● **Stored dataset items**
━━━━━━━━━━━━━━━━━━━━

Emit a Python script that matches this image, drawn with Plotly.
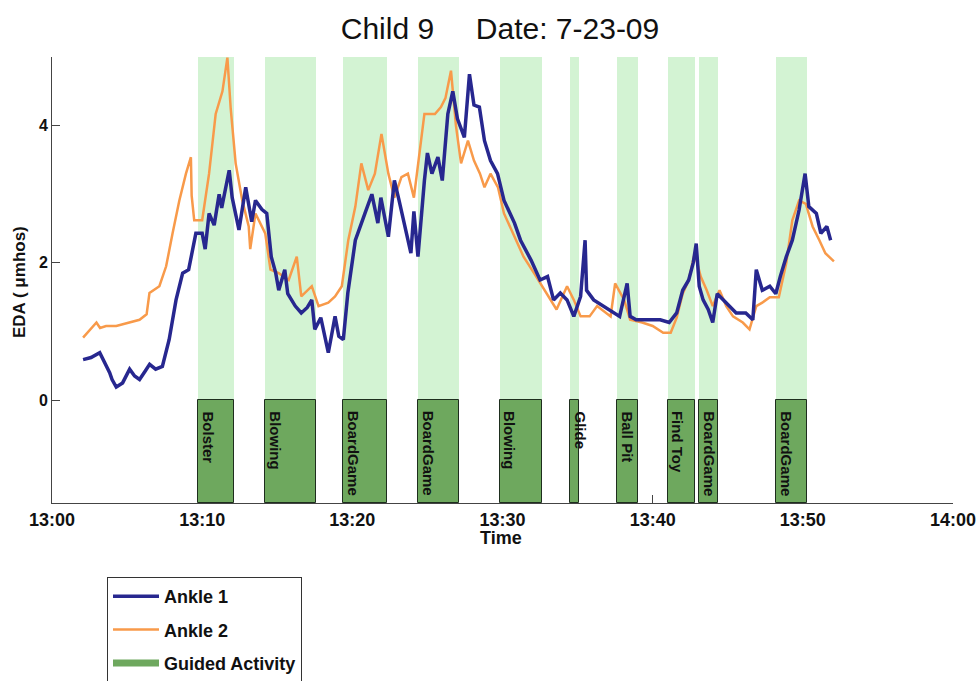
import plotly.graph_objects as go

# ---- data (minutes after 13:00) ----
ankle1_t = [2.07, 2.6, 3.18, 3.4, 3.84, 4.0, 4.28, 4.7, 5.17, 5.5, 5.83, 6.2, 6.5, 6.9, 7.35, 7.8, 8.26, 8.7, 9.1,
            9.58, 10.0, 10.2, 10.46, 10.8, 11.13, 11.3, 11.8, 12.0, 12.45, 12.9, 13.3, 13.55, 13.97, 14.3, 14.5,
            14.6, 14.9, 15.1, 15.5, 15.7, 16.2, 16.6, 17.0, 17.3, 17.5, 17.9, 18.4, 18.85, 19.1, 19.4, 19.7, 20.2,
            20.84, 21.3, 21.7, 21.9, 22.4, 22.8, 23.1, 23.5, 23.9, 24.1, 24.37, 24.8, 25.0, 25.3, 25.7, 25.99,
            26.36, 26.69, 27.0, 27.46, 27.8, 28.1, 28.46, 28.8, 29.2, 29.67, 30.1, 30.8, 31.2, 31.9, 32.5, 33.0,
            33.4, 33.85, 34.3, 34.75, 35.2, 35.5, 35.6, 36.07, 36.7, 37.4, 37.8, 38.3, 38.5, 38.9, 39.8, 40.5,
            41.1, 41.6, 42.0, 42.4, 42.7, 42.9, 43.1, 43.36, 43.7, 44.0, 44.3, 44.7, 45.1, 45.56, 46.2, 46.67,
            46.9, 47.3, 47.8, 48.2, 48.5, 48.9, 49.3, 49.75, 50.15, 50.4, 50.9, 51.2, 51.6, 51.85]
ankle1_v = [0.59, 0.62, 0.69, 0.6, 0.4, 0.3, 0.19, 0.25, 0.45, 0.35, 0.3, 0.42, 0.52, 0.45, 0.49, 0.88, 1.46, 1.85, 1.9,
            2.43, 2.43, 2.2, 2.72, 2.55, 3.0, 2.8, 3.35, 2.95, 2.48, 3.1, 2.6, 2.91, 2.78, 2.72, 2.33,
            2.09, 1.85, 1.6, 1.9, 1.55, 1.37, 1.27, 1.35, 1.46, 1.03, 1.2, 0.69, 1.22, 0.93, 0.88, 1.56, 2.33,
            2.72, 3.0, 2.58, 2.95, 2.38, 3.2, 2.92, 2.53, 2.14, 2.75, 2.09, 3.2, 3.6, 3.3, 3.54, 3.2,
            4.17, 4.5, 4.1, 3.83, 4.75, 4.3, 4.27, 3.78, 3.49, 3.3, 2.91, 2.58, 2.33, 2.04, 1.75, 1.8,
            1.46, 1.56, 1.46, 1.22, 1.51, 2.33, 1.6, 1.46, 1.37, 1.27, 1.22, 1.7, 1.22, 1.17, 1.17, 1.17,
            1.13, 1.27, 1.6, 1.75, 2.0, 2.28, 1.66, 1.46, 1.32, 1.13, 1.55, 1.46, 1.37, 1.27, 1.27, 1.17,
            1.9, 1.6, 1.66, 1.55, 1.8, 2.09, 2.33, 2.77, 3.3, 2.82, 2.72, 2.43, 2.53, 2.33]

ankle2_t = [2.07, 2.96, 3.2, 3.6, 4.28, 5.17, 5.83, 6.3, 6.49, 7.15, 7.6, 8.03, 8.48, 8.92, 9.25, 9.3, 9.47, 10.0,
            10.46, 10.9, 11.35, 11.68, 11.9, 12.23, 12.67, 13.1, 13.2, 13.55, 14.2, 14.55, 15.1, 15.76, 16.3,
            16.6, 17.3, 17.75, 18.4, 18.85, 19.3, 19.73, 20.2, 20.6, 21.06, 21.5, 21.94, 22.4, 22.8, 23.27,
            23.7, 24.1, 24.6, 24.8, 25.5, 25.9, 26.2, 26.57, 26.9, 27.24, 27.7, 28.1, 28.5, 28.8, 29.2, 29.7,
            30.1, 30.8, 31.4, 32.1, 32.9, 33.6, 34.3, 34.75, 35.2, 35.8, 36.3, 37.2, 37.5, 38.1, 38.5, 39.3,
            40.0, 40.7, 41.2, 41.6, 42.0, 42.4, 42.8, 43.2, 43.6, 44.0, 44.45, 44.9, 45.35, 46.0, 46.45, 46.9,
            47.3, 47.8, 48.4, 48.9, 49.3, 49.75, 50.2, 50.65, 51.1, 51.5, 52.07]
ankle2_v = [0.91, 1.13, 1.05, 1.08, 1.08, 1.13, 1.17, 1.25, 1.56, 1.66, 1.95, 2.43, 2.91, 3.3, 3.54, 2.98, 2.62, 2.62,
            3.3, 4.17, 4.5, 4.99, 4.25, 3.45, 2.91, 2.53, 2.2, 2.72, 2.43, 1.9, 1.85, 1.75, 2.09,
            1.51, 1.66, 1.37, 1.42, 1.51, 1.66, 2.33, 2.82, 3.45, 3.06, 3.3, 3.88, 3.3, 2.95, 3.25,
            3.3, 2.95, 3.78, 4.17, 4.17, 4.27, 4.4, 4.8, 4.0, 3.45, 3.78, 3.49, 3.3, 3.1, 3.3, 3.1,
            2.72, 2.38, 2.09, 1.85, 1.56, 1.32, 1.66, 1.46, 1.22, 1.22, 1.37, 1.22, 1.7, 1.46, 1.17, 1.13,
            1.08, 0.98, 0.98, 1.2, 1.55, 1.75, 2.14, 1.8, 1.6, 1.37, 1.6, 1.37, 1.22, 1.13, 1.03, 1.37,
            1.42, 1.5, 1.5, 2.0, 2.62, 2.91, 2.86, 2.53, 2.33, 2.14, 2.02]

activity_names = ["Bolster", "Blowing", "BoardGame", "BoardGame", "Blowing", "Glide", "Ball Pit",
                  "Find Toy", "BoardGame", "BoardGame"]
activity_start = [9.73, 14.2, 19.4, 24.4, 29.8, 34.5, 37.6, 41.0, 43.07, 48.2]
activity_end = [12.1, 17.6, 22.3, 27.1, 32.6, 35.1, 39.05, 42.85, 44.35, 50.3]

tick_vals = [0, 10, 20, 30, 40, 50, 60]
tick_text = ["13:00", "13:10", "13:20", "13:30", "13:40", "13:50", "14:00"]

Y_MIN, Y_MAX = -1.5, 5
FONT = "Liberation Sans, Arial, sans-serif"

W, H = 980, 681
ML, MR, MT, MB = 52, 27, 57, 178
PW, PH = W - ML - MR, H - MT - MB

centers = [(s + e) / 2 for s, e in zip(activity_start, activity_end)]
widths = [e - s for s, e in zip(activity_start, activity_end)]

fig = go.Figure()

# light shading above zero
fig.add_trace(go.Bar(x=centers, y=[Y_MAX] * len(centers), base=0, width=widths,
                     marker=dict(color="#d3f3d3", line=dict(width=0)), showlegend=False, hoverinfo="skip"))
# dark boxes below zero
fig.add_trace(go.Bar(x=centers, y=[-Y_MIN] * len(centers), base=Y_MIN, width=widths,
                     marker=dict(color="#6ea85e", line=dict(color="#1e2e1e", width=1)),
                     showlegend=False, hoverinfo="skip"))

fig.add_trace(go.Scatter(x=ankle2_t, y=ankle2_v, mode="lines", name="<b>Ankle 2</b>",
                         legendgroup="b", legendrank=2,
                         line=dict(color="#f89a4a", width=2.5)))
fig.add_trace(go.Scatter(x=ankle1_t, y=ankle1_v, mode="lines", name="<b>Ankle 1</b>",
                         legendgroup="a", legendrank=1,
                         line=dict(color="#27278f", width=3.5)))
fig.add_trace(go.Scatter(x=[None], y=[None], mode="lines", name="<b>Guided Activity</b>",
                         legendgroup="c", legendrank=3,
                         line=dict(color="#6ea85e", width=7)))

for name, s in zip(activity_names, activity_start):
    fig.add_annotation(x=s, y=0, xref="x", yref="y", text="<b>" + name + "</b>", textangle=90,
                       showarrow=False, xanchor="left", yanchor="top", xshift=0, yshift=-9,
                       font=dict(family=FONT, size=15, color="#111"))

fig.add_annotation(x=(501 - ML) / PW, y=(MT + PH - 538) / PH, xref="paper", yref="paper", text="<b>Time</b>",
                   showarrow=False, xanchor="center", yanchor="middle", font=dict(size=18))
fig.add_annotation(x=(19 - ML) / PW, y=(MT + PH - 282) / PH, xref="paper", yref="paper",
                   text="<b>EDA ( \u03bcmhos)</b>", textangle=-90,
                   showarrow=False, xanchor="center", yanchor="middle", font=dict(size=17))

fig.update_layout(
    width=W, height=H,
    paper_bgcolor="white", plot_bgcolor="white",
    margin=dict(l=ML, r=MR, t=MT, b=MB, autoexpand=False),
    barmode="overlay", bargap=0,
    font=dict(family=FONT, color="#111"),
    title=dict(text="Child 9\u00a0\u00a0\u00a0\u00a0\u00a0Date: 7-23-09", x=500 / W, xanchor="center",
               xref="container", yref="container",
               y=1 - 28 / H, yanchor="middle", font=dict(size=30, color="#111")),
    legend=dict(x=107 / W, y=1 - 577 / H, xref="container", yref="container",
                xanchor="left", yanchor="top",
                traceorder="grouped", bordercolor="#333", borderwidth=1, bgcolor="white",
                font=dict(size=18, color="#111"), itemwidth=46,
                tracegroupgap=7),
    showlegend=True,
)
fig.update_xaxes(range=[0, 60], tickvals=tick_vals, ticktext=["<b>" + t + "</b>" for t in tick_text],
                 ticks="inside", ticklen=8, tickcolor="#444", showline=True, linecolor="#444", linewidth=1,
                 showgrid=False, zeroline=False, tickfont=dict(size=18), automargin=False,
                 layer="below traces")
fig.update_yaxes(range=[Y_MIN, Y_MAX], tickvals=[0, 2, 4], ticktext=["<b>0</b>", "<b>2</b>", "<b>4</b>"],
                 ticks="inside", ticklen=8, tickcolor="#444", showline=True, linecolor="#444", linewidth=1,
                 showgrid=False, zeroline=False, tickfont=dict(size=16), automargin=False)

# remove the default 8px page margin so the 980x681 figure fills the window exactly
fig.write_html("out.html", config={"displayModeBar": False},
               post_script="document.body.style.margin='0';document.body.style.overflow='hidden';")
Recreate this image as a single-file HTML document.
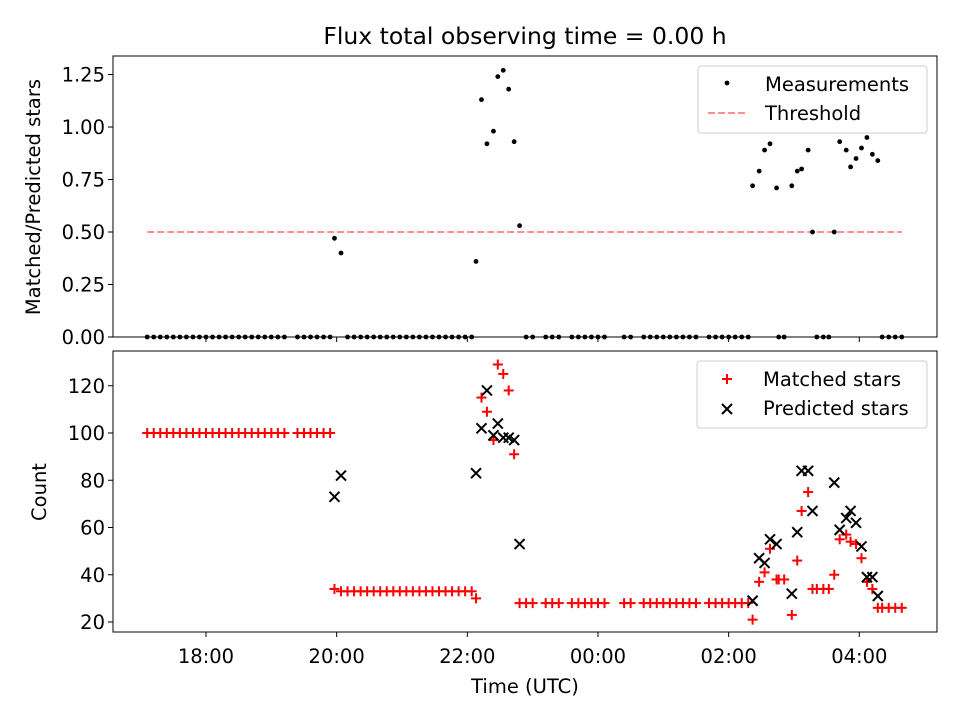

━━━━━━━━━━━━━━━━━━━━

● **Directions for this task**
Repeat exactly the lines from the first line of the records above through the line containing "import plotly.graph_objects as go", both included. Leave out the pictures.

● **Solution for this problem**
Emit a Python script that matches this image, drawn with Plotly.
import plotly.graph_objects as go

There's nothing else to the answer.